A metà volume infatti il dramma politico si allarga, diventa sociale e Carl nel suo faticoso percorso di redenzione diventa un simbolo di redenzione per tutti coloro che non vogliono arrendersi ad una “brutta” realtà.

La soluzione narrativa di Savino non è facile ma è appagante seppure proprio nello stacco fra dimensione sociale e personale l’autore perde per un attimo il pomello della narrazione con un passaggio un po’ troppo repentino che impiega qualche pagina per carburare.

Maturano anche in maniera evidente le matite di Stefano Simeone. Il suo tratto ora è più sicuro e deciso pur mantenendo stile riconoscibile fatto di linee sottili ed affusolate, tuttavia l’ambientazione più “urbana” sembra galvanizzarlo caratterizzando subito con personalità i nuovi personaggi e giocando, soprattutto nella prima metà dell’albo, con le inquadrature mutuate dai grandi serial polizieschi ma riletti in maniera personale ed efficace rendendo la lettura dinamica e scorrevole.
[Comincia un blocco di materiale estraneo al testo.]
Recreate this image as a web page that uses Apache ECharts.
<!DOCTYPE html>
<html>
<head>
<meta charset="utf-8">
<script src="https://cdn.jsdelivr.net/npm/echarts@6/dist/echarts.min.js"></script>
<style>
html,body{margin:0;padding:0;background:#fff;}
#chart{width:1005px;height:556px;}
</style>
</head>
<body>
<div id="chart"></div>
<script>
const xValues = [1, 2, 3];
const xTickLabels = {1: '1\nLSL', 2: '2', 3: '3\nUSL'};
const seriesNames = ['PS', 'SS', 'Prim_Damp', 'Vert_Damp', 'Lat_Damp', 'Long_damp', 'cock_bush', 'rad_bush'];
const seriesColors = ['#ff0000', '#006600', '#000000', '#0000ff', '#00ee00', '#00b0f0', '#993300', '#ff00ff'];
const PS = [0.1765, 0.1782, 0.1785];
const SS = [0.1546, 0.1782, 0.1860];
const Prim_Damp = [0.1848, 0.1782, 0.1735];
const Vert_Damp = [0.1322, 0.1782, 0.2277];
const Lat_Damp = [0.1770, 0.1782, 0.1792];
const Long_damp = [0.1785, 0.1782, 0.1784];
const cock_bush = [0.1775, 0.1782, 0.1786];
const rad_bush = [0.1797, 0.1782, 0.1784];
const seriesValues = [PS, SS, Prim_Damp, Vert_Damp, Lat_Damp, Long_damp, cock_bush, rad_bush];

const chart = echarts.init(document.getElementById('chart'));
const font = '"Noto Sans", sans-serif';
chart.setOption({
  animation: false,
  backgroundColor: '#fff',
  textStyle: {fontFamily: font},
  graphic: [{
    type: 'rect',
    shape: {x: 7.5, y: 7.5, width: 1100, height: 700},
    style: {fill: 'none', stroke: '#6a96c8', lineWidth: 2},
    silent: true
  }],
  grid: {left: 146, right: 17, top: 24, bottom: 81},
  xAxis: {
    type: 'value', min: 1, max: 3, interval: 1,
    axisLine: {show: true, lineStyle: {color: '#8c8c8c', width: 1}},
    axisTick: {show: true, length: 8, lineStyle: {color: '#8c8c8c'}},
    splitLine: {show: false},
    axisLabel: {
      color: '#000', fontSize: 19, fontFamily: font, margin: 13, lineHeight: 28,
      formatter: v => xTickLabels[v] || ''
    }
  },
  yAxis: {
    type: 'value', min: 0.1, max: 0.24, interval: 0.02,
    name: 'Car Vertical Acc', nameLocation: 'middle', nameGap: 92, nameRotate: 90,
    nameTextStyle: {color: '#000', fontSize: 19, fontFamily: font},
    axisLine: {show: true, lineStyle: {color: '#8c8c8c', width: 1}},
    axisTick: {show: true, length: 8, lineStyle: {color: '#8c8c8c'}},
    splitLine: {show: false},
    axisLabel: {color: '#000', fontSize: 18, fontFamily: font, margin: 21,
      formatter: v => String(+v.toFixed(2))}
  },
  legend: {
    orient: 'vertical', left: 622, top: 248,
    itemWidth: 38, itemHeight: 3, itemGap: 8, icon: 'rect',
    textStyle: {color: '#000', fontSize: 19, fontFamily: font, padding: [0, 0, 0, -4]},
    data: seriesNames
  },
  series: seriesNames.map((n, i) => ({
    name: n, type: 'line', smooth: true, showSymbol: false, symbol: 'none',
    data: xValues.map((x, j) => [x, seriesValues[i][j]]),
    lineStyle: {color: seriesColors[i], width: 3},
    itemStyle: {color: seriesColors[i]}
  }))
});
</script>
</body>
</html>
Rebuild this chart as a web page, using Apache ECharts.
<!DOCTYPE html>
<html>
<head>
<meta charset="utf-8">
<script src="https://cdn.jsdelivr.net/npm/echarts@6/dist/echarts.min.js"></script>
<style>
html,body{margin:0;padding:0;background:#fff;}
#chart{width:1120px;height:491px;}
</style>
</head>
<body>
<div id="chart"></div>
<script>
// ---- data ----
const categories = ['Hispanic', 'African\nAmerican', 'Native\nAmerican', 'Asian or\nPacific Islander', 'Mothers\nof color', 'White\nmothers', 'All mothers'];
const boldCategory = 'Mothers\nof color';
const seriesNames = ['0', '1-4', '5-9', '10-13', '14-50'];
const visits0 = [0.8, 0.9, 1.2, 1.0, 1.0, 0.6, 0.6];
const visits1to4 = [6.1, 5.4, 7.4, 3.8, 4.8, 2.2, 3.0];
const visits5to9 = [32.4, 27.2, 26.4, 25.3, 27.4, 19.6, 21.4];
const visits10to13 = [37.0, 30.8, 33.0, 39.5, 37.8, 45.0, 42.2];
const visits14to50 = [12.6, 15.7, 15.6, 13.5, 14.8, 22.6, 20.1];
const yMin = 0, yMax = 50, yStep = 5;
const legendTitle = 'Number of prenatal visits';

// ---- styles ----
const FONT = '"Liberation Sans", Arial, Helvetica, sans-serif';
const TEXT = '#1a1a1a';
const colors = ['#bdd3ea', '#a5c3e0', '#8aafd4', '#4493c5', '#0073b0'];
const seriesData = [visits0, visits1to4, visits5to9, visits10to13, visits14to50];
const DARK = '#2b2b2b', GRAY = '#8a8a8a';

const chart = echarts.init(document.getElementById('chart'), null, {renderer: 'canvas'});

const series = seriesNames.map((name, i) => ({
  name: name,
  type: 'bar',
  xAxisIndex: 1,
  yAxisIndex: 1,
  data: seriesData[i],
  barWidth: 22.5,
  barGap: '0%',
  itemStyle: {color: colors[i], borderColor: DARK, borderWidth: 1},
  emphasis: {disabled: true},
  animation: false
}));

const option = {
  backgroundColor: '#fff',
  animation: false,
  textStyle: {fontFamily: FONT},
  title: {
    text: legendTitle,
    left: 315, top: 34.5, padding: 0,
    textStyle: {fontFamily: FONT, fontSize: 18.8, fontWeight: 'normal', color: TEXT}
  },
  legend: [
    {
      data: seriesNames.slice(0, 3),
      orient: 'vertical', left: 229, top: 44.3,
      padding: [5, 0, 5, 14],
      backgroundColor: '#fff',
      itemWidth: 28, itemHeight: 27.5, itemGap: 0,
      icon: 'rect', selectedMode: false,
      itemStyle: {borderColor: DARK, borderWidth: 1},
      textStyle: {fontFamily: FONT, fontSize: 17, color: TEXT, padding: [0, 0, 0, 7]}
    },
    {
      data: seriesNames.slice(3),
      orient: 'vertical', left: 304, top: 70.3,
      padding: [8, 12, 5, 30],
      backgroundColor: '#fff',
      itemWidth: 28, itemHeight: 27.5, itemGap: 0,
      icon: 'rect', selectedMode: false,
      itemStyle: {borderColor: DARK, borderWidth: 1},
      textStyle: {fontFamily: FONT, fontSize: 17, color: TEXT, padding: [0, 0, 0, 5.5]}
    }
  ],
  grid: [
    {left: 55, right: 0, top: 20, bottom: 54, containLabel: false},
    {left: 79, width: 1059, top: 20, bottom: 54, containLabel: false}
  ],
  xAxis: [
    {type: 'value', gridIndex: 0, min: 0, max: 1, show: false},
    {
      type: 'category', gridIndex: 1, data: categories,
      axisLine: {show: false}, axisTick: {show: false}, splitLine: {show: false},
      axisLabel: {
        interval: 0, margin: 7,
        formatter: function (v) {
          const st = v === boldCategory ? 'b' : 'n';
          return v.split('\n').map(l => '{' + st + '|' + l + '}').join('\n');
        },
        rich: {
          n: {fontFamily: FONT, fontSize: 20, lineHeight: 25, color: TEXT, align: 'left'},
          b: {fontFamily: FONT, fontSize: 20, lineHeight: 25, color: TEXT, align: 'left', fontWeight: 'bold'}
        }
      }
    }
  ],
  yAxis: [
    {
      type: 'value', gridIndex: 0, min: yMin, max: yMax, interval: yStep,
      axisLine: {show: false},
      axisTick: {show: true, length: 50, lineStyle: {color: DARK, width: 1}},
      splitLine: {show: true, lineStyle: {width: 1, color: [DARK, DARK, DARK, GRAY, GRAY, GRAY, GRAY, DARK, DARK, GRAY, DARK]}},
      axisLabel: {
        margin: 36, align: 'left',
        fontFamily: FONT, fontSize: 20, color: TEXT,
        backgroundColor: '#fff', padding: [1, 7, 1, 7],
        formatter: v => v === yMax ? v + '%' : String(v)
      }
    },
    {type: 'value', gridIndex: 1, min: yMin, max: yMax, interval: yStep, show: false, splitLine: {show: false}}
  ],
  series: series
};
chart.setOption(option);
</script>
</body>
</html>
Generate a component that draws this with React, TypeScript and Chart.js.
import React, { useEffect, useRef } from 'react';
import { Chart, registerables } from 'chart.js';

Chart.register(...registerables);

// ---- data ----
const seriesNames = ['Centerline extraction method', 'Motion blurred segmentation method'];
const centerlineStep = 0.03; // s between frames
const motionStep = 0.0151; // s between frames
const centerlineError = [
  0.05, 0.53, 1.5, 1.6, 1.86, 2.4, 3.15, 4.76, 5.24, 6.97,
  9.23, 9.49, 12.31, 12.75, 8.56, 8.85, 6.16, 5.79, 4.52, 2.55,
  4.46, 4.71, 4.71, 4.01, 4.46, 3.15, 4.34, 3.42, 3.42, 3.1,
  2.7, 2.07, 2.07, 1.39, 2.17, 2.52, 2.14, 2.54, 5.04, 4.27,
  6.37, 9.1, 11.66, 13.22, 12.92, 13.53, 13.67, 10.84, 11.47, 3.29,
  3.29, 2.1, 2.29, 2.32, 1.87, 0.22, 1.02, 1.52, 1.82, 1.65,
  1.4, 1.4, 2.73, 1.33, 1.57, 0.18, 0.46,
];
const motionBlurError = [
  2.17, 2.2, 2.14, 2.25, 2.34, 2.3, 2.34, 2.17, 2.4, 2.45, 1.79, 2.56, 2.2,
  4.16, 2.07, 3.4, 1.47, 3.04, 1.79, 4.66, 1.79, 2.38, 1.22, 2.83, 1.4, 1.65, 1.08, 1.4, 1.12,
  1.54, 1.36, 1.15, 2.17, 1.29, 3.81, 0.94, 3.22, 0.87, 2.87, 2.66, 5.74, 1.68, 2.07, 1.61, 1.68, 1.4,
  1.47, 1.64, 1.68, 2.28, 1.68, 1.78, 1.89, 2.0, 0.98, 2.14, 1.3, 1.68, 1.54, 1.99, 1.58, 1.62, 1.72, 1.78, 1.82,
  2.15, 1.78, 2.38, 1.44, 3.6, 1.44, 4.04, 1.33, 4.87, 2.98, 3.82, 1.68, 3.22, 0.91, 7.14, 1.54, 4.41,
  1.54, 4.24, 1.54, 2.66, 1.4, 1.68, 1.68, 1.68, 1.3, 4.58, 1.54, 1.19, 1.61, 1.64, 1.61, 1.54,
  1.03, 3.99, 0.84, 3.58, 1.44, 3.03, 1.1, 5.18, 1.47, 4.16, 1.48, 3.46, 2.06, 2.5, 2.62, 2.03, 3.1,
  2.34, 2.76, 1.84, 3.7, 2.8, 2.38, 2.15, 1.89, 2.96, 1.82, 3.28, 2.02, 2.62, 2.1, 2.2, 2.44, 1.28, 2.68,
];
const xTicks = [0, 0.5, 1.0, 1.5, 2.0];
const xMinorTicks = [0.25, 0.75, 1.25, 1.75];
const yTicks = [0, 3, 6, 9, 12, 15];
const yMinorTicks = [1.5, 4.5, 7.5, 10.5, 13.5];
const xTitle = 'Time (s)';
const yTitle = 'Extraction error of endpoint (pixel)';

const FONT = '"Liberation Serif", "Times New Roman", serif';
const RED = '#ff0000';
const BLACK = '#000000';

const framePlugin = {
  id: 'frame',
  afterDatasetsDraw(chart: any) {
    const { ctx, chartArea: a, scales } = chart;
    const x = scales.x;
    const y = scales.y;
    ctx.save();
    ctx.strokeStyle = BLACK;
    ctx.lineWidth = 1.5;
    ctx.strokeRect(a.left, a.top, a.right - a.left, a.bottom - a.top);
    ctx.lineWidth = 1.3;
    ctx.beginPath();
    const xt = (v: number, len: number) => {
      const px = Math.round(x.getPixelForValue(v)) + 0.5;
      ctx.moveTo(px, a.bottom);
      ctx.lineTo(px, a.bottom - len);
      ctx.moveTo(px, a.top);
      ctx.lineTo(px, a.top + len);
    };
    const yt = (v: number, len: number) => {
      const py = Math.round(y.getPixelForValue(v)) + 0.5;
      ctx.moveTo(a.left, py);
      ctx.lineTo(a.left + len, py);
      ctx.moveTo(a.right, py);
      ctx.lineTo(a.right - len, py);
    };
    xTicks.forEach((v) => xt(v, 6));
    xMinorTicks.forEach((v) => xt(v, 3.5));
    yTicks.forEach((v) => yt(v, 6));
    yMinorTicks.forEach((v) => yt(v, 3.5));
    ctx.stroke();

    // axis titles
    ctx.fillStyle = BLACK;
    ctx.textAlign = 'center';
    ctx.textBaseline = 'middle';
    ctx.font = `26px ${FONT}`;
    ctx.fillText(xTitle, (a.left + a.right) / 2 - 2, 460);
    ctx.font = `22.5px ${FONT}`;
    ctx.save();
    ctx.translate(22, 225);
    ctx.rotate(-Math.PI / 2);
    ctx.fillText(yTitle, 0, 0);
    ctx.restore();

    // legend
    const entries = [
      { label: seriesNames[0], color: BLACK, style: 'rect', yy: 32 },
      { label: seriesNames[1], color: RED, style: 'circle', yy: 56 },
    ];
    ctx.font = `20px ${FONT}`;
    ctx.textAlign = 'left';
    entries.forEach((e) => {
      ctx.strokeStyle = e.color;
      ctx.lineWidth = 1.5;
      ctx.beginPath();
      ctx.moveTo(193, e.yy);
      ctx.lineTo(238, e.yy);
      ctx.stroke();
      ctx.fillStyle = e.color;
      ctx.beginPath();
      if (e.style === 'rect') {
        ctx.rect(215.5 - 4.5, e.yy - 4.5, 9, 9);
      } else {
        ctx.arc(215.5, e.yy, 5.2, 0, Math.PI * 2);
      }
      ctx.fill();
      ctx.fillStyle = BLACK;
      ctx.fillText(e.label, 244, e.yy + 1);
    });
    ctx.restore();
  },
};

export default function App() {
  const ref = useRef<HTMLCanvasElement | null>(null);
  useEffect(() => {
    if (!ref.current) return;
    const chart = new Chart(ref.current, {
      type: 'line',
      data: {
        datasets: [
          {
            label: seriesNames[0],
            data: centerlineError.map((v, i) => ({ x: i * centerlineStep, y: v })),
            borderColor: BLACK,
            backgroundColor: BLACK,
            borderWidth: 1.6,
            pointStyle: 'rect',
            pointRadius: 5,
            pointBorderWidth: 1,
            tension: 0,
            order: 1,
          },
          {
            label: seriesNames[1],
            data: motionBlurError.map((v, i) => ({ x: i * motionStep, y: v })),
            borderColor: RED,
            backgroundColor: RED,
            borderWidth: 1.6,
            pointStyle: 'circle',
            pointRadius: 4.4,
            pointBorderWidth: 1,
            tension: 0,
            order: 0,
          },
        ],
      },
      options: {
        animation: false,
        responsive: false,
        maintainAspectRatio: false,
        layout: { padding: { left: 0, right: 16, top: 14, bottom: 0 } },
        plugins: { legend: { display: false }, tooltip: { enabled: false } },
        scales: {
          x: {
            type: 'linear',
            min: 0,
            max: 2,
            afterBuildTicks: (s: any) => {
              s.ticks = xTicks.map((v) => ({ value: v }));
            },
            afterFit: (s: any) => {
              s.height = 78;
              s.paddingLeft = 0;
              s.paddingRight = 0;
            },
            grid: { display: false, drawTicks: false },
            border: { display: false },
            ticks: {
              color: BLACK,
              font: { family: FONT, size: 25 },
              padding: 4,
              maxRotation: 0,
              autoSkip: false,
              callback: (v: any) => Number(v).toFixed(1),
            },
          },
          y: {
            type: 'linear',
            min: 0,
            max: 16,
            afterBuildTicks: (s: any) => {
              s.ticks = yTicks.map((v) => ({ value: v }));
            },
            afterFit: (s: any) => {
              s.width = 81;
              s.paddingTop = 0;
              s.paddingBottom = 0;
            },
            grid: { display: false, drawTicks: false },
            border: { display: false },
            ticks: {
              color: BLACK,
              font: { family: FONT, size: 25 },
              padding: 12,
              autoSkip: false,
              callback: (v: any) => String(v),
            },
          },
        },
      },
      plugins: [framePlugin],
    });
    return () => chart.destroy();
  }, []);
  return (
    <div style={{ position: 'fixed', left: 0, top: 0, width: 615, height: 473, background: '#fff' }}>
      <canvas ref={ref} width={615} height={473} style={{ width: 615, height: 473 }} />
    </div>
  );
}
Nella seconda parte invece il tratto si fa leggermente più nervoso e stilizzato accompagnando così le parti più introspettive della storia.

Chiudono il volume le storie in appendice realizzate dallo stesso Simeone e da La Tram che fungono come una sorta di prequel alla storia principale. Azzeccatissimo per contenuti ma soprattutto per stile grafico rispetto alla parte principale quelle de La Tram che illustra una storia ambientata nel quartiere a luci viola con tratto “matitoso” e colori pastello.

Come sempre ineccepibile la cura carto-tecnica del volume, nel classico “formato BAO”, brossurato con alette.

Se Vivi e Vegeta non era fra le vostre letture, l’uscita del secondo e conclusivo volume è una ghiotta occasione per recuperare una delle migliori serie prodotte in Italia negli ultimi anni anche e soprattutto per la sua disarmante attualità e concretezza.